Pandora chairman and chief executive Joseph Kennedy steps down.
Pandora Media has reported a 54% rise in revenues during the fourth quarter.
During the quarter, the company's content-acquisition costs rose 59%, compared to a 75% rise in the prior period.
The company's advertising-supported service revenues from mobile devices increased by 111% to $80.3m during the quarter and reported a 70% rise in its total listener hours on mobile.
Pandora posted a loss of $14.6m for the quarter, over a loss of $8.2m in the year-ago period, while advertising revenue rose 51% to $109m and revenue generated through subscriptions for ad-free service and other revenue increased by 74% to $16.1m.

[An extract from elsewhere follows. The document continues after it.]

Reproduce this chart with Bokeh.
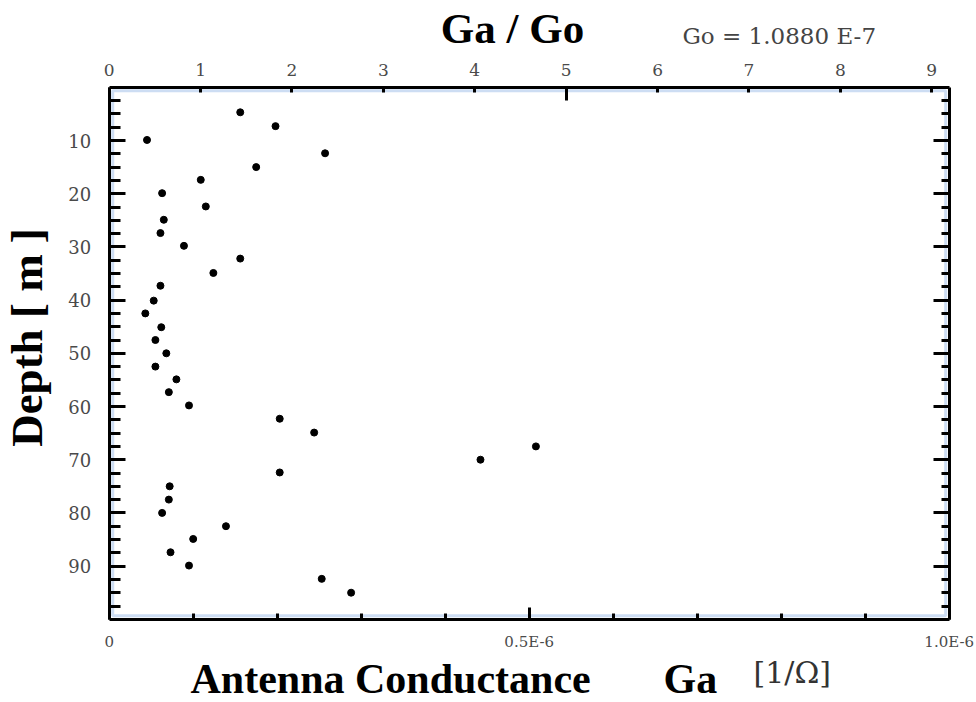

Despite posting a growth and better-than-expected earnings for the fourth quarter and full year, the company's chairman and chief executive, Joseph Kennedy, surprisingly announced his resignation.
Kennedy said that the resignation follows discussions with the board over the company's future.
"As part of our Board discussions of the road that lies ahead, I reached the conclusion and advised the Board that the time is right to begin a process to identify my successor," Kennedy said.
"There is a tremendous market opportunity ahead and I look forward to continuing to work with all the great people at Pandora to keep driving the business forward."
The radio service provider is planning to start a process to find a successor to Kennedy, who led the company since 2004 and will continue in his current role until a successor is named.